By definition, $\left|f_{k}(j)\right|\leq M_{k}$, and $\sum_{k}M_{k}$ converges. Taking $j\rightarrow\infty$ gives us $\left|f_{k}\right|\leq M_{k}$, and so $\sum_{k}\left|f_{k}\right|$ converges, which in turn means $\sum_{k}f_{k}$ converges absolutely. This quantity is the sum of limits.

Now let's show the limit of the sum is the sum of the limits.

Since $\sum_{k}M_{k}$ converges there must be an $N$ so that $\sum_{k=N}M_{k}<\epsilon$, where $\epsilon$ is as small as we require.

We can therefore say,

$$\left|\sum_{k=N}f_{k}(j)\right|\leq\sum_{k=N}\left|f_{k}(j)\right|\leq\sum_{k=N}M_{k}<\epsilon$$

The following is the case when $j\rightarrow\infty$.

$$\left|\sum_{k=N}f_{k}\right|\leq\sum_{k=N}\left|f_{k}\right|\leq\sum_{k=N}M_{k}<\epsilon$$

Let's now consider the absolute difference between $\sum_{k}f_{k}(j)$ and $\sum_{k}f_{k}$. Although the following looks complicated, it is simply splitting the sums over $[0,\infty]$ into sums over $[0,N-1]$ and $[N,\infty]$.

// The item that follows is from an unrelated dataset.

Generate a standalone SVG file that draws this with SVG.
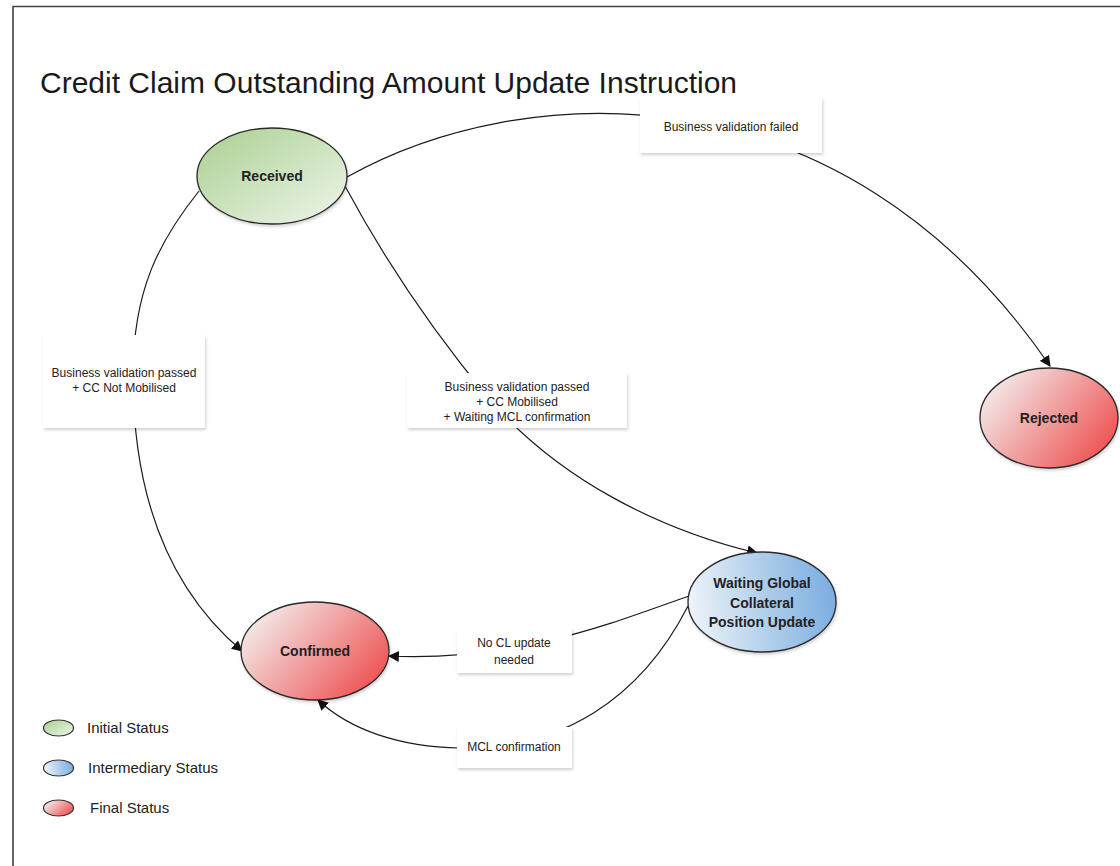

$$\begin{align}\left|\sum_{k}f_{k}(j)-\sum_{k}f_{k}\right|&=\left|\sum_{k}^{N-1}f_{k}(j)+\sum_{k=N}f_{k}(j)-\sum_{k}^{N-1}f_{k}-\sum_{k=N}f_{k}\right| \\ \\&\leq\left|\sum_{k=N}f_{k}(j)\right|+\left|\sum_{k=N}f_{k}\right|+\left|\sum_{k}^{N-1}f_{k}(j)-\sum_{k}^{N-1}f_{k}\right| \\ \\ &<2\epsilon+\left|\sum_{k}^{N-1}\left(f_{k}(j)-f_{k}\right)\right|\end{align}$$

As $j\rightarrow\infty$, the finite sum $\sum_{k}^{N-1}\left(f_{k}(j)-f_{k}\right)\rightarrow0$, which leaves a simpler inequality.

$$\lim_{j\rightarrow\infty}\left|\sum_{k}f_{k}(j)-\sum_{k}f_{k}\right|<2\epsilon$$

Because $\epsilon$ can be as small as we require, we have $\lim_{j\rightarrow\infty}\sum_{k}f_{k}(j)=\sum_{k}f_{k}$, which proves the theorem.

$$\lim_{j\rightarrow\infty}\sum_{k}f_{k}(j)=\sum_{k}f_{k}=\sum_{k}\lim_{j\rightarrow\infty}f_{k}(j)$$

Application To $\zeta(s)$

Let's apply Tannery's Theorem to $\zeta(s)$. Here $f_{k}(j)$ is written as $f_{n}(s)=1/n^{s}$.

We start with the convergent infinite sum.

$$\zeta(s)=\sum_{n}\frac{1}{n^{s}}\text{ converges for }\sigma>1$$

We confirm $f_{n}(s)$ exists when $\sigma\rightarrow\infty$.

$$\lim_{\sigma\rightarrow\infty}\frac{1}{n^{s}}=f_{n}=\begin{cases} 1 & n=1\\ 0 & n>1 \end{cases}$$

We also find an $M_{n}\geq\left|f_{n}(s)\right|$ independent of $\sigma$.

$$\left|\frac{1}{n^{s}}\right|=\frac{1}{n^{\sigma}}\leq M_{n}=\frac{1}{n^{\alpha}}$$

Here $1<\alpha\leq\sigma$. The sum $\sum_{n}M_{n}$ converges because $\alpha>1$.

The criteria have been met, so we can legitimately move the limit inside the sum.

$$\lim_{\sigma\rightarrow\infty}\sum_{n}\frac{1}{n^{s}}=\sum_{n}\lim_{\sigma\rightarrow\infty}\frac{1}{n^{s}}=1+0+0+\ldots$$

So $\zeta(s)\rightarrow1$, as $\sigma\rightarrow+\infty$.